Required work:
Begin at the first line below and copy each line exactly, ending with the line where "const pts = (xs, ys)" appears.

Data lines:
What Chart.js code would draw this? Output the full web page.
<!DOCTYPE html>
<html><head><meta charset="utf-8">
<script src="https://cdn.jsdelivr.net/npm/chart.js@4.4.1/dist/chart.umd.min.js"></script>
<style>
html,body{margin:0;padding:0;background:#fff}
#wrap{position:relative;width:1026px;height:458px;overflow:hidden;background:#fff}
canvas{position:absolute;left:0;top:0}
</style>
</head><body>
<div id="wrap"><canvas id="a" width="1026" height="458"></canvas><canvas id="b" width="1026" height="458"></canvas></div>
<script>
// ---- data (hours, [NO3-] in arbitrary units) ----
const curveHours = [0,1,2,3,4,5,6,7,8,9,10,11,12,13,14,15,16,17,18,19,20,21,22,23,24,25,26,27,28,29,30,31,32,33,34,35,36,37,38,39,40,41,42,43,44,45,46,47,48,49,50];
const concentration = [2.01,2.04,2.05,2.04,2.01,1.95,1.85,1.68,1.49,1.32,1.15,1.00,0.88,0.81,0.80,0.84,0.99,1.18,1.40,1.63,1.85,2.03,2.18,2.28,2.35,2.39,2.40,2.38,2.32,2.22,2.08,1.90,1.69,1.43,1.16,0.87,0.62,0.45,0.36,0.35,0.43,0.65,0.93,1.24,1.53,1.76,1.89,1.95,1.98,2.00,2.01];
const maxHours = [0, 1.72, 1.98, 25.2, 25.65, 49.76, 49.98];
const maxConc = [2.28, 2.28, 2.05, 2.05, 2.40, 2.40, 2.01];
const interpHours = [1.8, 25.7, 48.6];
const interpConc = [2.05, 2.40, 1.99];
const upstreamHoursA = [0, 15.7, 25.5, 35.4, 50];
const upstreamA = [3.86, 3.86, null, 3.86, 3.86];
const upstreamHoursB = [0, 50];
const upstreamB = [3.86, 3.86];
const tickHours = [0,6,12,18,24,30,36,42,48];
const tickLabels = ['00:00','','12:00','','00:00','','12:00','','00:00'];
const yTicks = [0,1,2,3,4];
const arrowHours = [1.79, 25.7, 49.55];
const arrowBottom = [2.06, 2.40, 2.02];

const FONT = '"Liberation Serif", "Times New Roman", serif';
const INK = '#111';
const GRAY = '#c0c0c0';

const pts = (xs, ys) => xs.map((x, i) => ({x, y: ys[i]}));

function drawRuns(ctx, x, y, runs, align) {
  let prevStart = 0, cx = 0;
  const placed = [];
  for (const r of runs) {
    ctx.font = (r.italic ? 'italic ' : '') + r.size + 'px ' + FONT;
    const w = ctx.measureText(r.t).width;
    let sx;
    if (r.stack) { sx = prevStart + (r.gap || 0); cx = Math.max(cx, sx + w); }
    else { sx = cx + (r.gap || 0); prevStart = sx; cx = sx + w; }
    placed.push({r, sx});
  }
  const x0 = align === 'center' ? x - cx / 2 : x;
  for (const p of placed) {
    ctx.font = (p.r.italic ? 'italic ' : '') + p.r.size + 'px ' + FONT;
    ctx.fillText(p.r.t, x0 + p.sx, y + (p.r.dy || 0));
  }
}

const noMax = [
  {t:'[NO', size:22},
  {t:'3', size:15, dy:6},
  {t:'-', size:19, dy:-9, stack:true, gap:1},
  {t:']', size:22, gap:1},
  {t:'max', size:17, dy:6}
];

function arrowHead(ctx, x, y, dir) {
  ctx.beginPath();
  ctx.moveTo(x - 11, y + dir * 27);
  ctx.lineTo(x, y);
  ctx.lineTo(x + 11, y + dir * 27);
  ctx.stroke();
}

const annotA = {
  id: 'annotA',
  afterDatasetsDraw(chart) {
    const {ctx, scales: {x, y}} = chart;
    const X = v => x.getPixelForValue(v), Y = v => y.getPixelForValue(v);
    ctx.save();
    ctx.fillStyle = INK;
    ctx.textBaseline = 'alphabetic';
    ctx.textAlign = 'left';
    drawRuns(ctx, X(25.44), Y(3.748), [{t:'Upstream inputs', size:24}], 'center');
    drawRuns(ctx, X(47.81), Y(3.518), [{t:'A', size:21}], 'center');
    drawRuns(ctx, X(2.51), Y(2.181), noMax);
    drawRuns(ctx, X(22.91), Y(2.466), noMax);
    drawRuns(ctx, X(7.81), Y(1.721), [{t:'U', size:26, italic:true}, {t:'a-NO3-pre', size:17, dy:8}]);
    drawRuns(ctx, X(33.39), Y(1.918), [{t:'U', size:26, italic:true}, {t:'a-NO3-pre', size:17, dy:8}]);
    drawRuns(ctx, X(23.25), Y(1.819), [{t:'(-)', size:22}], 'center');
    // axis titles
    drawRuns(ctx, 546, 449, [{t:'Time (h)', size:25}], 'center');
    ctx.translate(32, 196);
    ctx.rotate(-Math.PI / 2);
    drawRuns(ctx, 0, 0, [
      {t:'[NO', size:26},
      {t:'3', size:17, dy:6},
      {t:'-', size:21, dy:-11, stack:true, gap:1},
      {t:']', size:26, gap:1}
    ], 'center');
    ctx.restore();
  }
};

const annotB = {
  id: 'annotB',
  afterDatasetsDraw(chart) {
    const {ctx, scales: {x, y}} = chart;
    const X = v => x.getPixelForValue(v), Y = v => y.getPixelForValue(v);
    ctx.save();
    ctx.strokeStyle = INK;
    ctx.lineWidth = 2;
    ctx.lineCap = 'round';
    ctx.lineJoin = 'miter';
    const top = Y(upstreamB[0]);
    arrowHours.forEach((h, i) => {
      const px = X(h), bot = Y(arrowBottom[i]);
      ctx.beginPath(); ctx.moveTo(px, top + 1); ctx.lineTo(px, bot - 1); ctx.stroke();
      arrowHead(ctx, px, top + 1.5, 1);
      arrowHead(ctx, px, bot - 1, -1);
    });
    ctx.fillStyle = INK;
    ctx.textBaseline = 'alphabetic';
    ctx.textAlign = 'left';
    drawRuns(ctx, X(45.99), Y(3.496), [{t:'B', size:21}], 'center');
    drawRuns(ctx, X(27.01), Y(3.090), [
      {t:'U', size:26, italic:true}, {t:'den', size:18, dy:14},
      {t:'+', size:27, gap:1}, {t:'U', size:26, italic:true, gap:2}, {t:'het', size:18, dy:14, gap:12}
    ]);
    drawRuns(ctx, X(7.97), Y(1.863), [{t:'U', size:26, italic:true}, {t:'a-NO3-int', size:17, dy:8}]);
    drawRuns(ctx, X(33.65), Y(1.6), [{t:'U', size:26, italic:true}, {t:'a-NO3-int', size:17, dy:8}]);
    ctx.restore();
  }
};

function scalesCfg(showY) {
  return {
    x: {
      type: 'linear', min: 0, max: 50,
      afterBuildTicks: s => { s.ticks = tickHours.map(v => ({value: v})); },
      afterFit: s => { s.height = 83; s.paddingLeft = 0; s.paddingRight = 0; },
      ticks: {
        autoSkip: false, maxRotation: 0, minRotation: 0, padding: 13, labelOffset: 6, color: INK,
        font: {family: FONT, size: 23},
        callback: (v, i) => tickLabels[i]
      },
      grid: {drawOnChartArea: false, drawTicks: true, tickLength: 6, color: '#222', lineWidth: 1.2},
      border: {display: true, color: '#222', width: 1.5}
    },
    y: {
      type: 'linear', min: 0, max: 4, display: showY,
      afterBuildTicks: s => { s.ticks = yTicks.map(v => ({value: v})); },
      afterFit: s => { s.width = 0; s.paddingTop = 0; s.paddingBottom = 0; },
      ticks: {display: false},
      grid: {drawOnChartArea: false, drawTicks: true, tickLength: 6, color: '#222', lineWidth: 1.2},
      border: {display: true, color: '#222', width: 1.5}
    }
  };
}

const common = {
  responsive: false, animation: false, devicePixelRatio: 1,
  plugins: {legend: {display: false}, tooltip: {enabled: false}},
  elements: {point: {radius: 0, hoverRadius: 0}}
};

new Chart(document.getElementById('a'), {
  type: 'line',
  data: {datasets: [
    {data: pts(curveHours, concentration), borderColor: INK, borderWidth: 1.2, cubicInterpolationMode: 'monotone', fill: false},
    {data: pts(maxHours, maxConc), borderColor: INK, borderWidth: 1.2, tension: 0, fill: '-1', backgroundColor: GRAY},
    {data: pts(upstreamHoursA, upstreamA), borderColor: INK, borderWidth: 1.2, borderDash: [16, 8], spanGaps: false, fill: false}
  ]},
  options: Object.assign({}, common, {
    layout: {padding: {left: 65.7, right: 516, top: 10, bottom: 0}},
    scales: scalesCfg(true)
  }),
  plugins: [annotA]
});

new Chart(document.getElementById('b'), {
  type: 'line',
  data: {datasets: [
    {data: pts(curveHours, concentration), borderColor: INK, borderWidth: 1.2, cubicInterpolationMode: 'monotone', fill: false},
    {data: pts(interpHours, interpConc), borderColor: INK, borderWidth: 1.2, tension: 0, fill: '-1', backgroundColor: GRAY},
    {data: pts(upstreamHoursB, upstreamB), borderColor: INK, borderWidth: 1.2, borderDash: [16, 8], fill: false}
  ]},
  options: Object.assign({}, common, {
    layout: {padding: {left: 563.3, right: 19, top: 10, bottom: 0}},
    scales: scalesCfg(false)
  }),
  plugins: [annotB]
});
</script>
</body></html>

Written solution:
What Chart.js code would draw this? Output the full web page.
<!DOCTYPE html>
<html><head><meta charset="utf-8">
<script src="https://cdn.jsdelivr.net/npm/chart.js@4.4.1/dist/chart.umd.min.js"></script>
<style>
html,body{margin:0;padding:0;background:#fff}
#wrap{position:relative;width:1026px;height:458px;overflow:hidden;background:#fff}
canvas{position:absolute;left:0;top:0}
</style>
</head><body>
<div id="wrap"><canvas id="a" width="1026" height="458"></canvas><canvas id="b" width="1026" height="458"></canvas></div>
<script>
// ---- data (hours, [NO3-] in arbitrary units) ----
const curveHours = [0,1,2,3,4,5,6,7,8,9,10,11,12,13,14,15,16,17,18,19,20,21,22,23,24,25,26,27,28,29,30,31,32,33,34,35,36,37,38,39,40,41,42,43,44,45,46,47,48,49,50];
const concentration = [2.01,2.04,2.05,2.04,2.01,1.95,1.85,1.68,1.49,1.32,1.15,1.00,0.88,0.81,0.80,0.84,0.99,1.18,1.40,1.63,1.85,2.03,2.18,2.28,2.35,2.39,2.40,2.38,2.32,2.22,2.08,1.90,1.69,1.43,1.16,0.87,0.62,0.45,0.36,0.35,0.43,0.65,0.93,1.24,1.53,1.76,1.89,1.95,1.98,2.00,2.01];
const maxHours = [0, 1.72, 1.98, 25.2, 25.65, 49.76, 49.98];
const maxConc = [2.28, 2.28, 2.05, 2.05, 2.40, 2.40, 2.01];
const interpHours = [1.8, 25.7, 48.6];
const interpConc = [2.05, 2.40, 1.99];
const upstreamHoursA = [0, 15.7, 25.5, 35.4, 50];
const upstreamA = [3.86, 3.86, null, 3.86, 3.86];
const upstreamHoursB = [0, 50];
const upstreamB = [3.86, 3.86];
const tickHours = [0,6,12,18,24,30,36,42,48];
const tickLabels = ['00:00','','12:00','','00:00','','12:00','','00:00'];
const yTicks = [0,1,2,3,4];
const arrowHours = [1.79, 25.7, 49.55];
const arrowBottom = [2.06, 2.40, 2.02];

const FONT = '"Liberation Serif", "Times New Roman", serif';
const INK = '#111';
const GRAY = '#c0c0c0';

const pts = (xs, ys) => xs.map((x, i) => ({x, y: ys[i]}));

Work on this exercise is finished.